Sanatçılar da toplumun diğer katmanları kadar özgür. Çok sıkıntılı bir dönem, Türkiye’de hep çok sıkıntılı şeyler yaşandı ama bu kadarı hiç olmadı. Bu anormal bir durum. Ama ben umutlu olanlardanım ve aşacağımıza inanıyorum bunları.

»Sanat da belki bu yüzden hâlâ ısrar ediyor, değil mi?
Tabii ki, işlevi de bir anlamda odur zaten sanatın. Çünkü sanatın kendisi aydınlıktır.

»Bir sonraki albümde kendi yazdığınız sözler de olacak mı?
Söz denemelerim var. Yalnız şairlerle ve şiirle bu kadar yakın ilişkide olunca artık kendi sözlerim çok aşağıda kalır diye korkuyorum. O yüzden o topa hiç girmedim ama bundan sonra olabilir diye düşünüyorum.

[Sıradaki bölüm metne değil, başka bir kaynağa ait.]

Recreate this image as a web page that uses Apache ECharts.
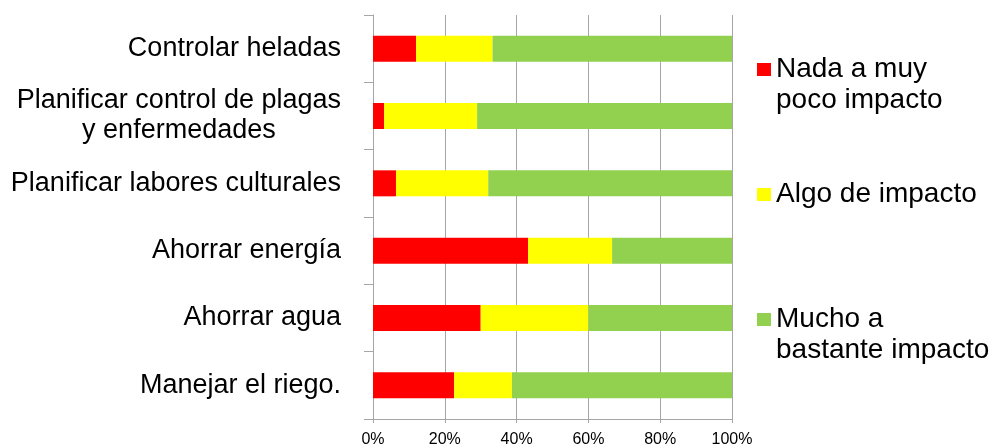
<!DOCTYPE html>
<html>
<head>
<meta charset="utf-8">
<script src="https://cdn.jsdelivr.net/npm/echarts@6/dist/echarts.min.js"></script>
<style>html,body{margin:0;padding:0;background:#fff;}#c{width:991px;height:448px;}</style>
</head>
<body>
<div id="c"></div>
<script>
var categories = ['Controlar heladas', 'Planificar control de plagas\ny enfermedades', 'Planificar labores culturales', 'Ahorrar energía', 'Ahorrar agua', 'Manejar el riego.'];
var seriesNames = ['Nada a muy\npoco impacto', 'Algo de impacto', 'Mucho a\nbastante impacto'];
var nada = [12.0, 3.1, 6.4, 43.2, 30.0, 22.6];
var algo = [21.3, 25.9, 25.7, 23.4, 30.0, 16.1];
var mucho = [66.7, 71.0, 67.9, 33.4, 40.0, 61.3];
var xTicks = [0, 20, 40, 60, 80, 100];
var colors = ['#FF0000', '#FFFF00', '#92D050'];
var values = [nada, algo, mucho];

var FONT = 'Liberation Sans, Arial, sans-serif';
var chart = echarts.init(document.getElementById('c'), null, {renderer: 'canvas'});

var series = seriesNames.map(function (n, i) {
  return {
    name: n, type: 'bar', stack: 'total', data: values[i], barWidth: 26,
    itemStyle: {color: colors[i]}, emphasis: {disabled: true}, animation: false
  };
});

var LH = 31;
function legendFor(i, top) {
  return {
    orient: 'vertical', left: 757, top: top, itemWidth: 14, itemHeight: 13, itemGap: 0,
    padding: 0, icon: 'rect', selectedMode: false,
    formatter: function (name) {
      if (name.indexOf('\n') < 0) return '{a|' + name + '}';
      return '{e| }\n' + name.split('\n').map(function (s) { return '{a|' + s + '}'; }).join('\n');
    },
    textStyle: {fontFamily: FONT, fontSize: 28, color: '#000', lineHeight: LH,
      rich: {a: {fontFamily: FONT, fontSize: 28, color: '#000', lineHeight: LH},
             e: {fontFamily: FONT, fontSize: 28, color: '#000', lineHeight: LH}}},
    data: [{name: seriesNames[i]}]
  };
}

chart.setOption({
  animation: false,
  color: colors,
  grid: {left: 373, right: 259, top: 15, bottom: 27, containLabel: false},
  legend: [legendFor(0, 23), legendFor(1, 179), legendFor(2, 273)],
  xAxis: {
    type: 'value', min: xTicks[0], max: xTicks[xTicks.length - 1], interval: 20,
    axisLine: {show: true, lineStyle: {color: '#A6A6A6', width: 1}},
    axisTick: {show: true, length: 4, lineStyle: {color: '#A6A6A6'}},
    splitLine: {show: true, lineStyle: {color: '#A6A6A6', width: 1}},
    axisLabel: {formatter: '{value}%', fontFamily: FONT, fontSize: 16, color: '#000', margin: 13}
  },
  yAxis: {
    type: 'category', inverse: true, data: categories,
    axisLine: {show: true, lineStyle: {color: '#A6A6A6', width: 1}},
    axisTick: {show: true, length: 9, lineStyle: {color: '#A6A6A6'}},
    axisLabel: {
      fontFamily: FONT, fontSize: 27, color: '#000', margin: 32, lineHeight: 30,
      formatter: function (v) {
        if (v.indexOf('\n') < 0) return v;
        return v.split('\n').map(function (s) { return '{c|' + s + '}'; }).join('\n');
      },
      rich: {c: {fontFamily: FONT, fontSize: 27, color: '#000', lineHeight: 30, align: 'center'}}
    }
  },
  series: series
});
</script>
</body>
</html>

»Bir yandan da televizyonculuk yapıyorsunuz, bir sanat programı yapmak ve orada diğer sanatçı dostlarınızı ağırlamak nasıl hissettiriyor size?
İnsanları yakından tanımak, onlarla sohbet etmek çok hoş bir şey, yakından müzisyenleri ve şairleri görmek, onları dinlemek çok güzel. Kendimi çok şanslı hissediyorum bu anlamda. Zaten tanıdığın ve sevdiğin sanatçılarla yakınlaşmış oluyorsun ve bu çok kıymetli bir şey. Sahne dışındaki en güzel tarafı müzisyen olmanın bu insanlara vakit geçirmek, paylaşımda bulunabilmek olsa gerek.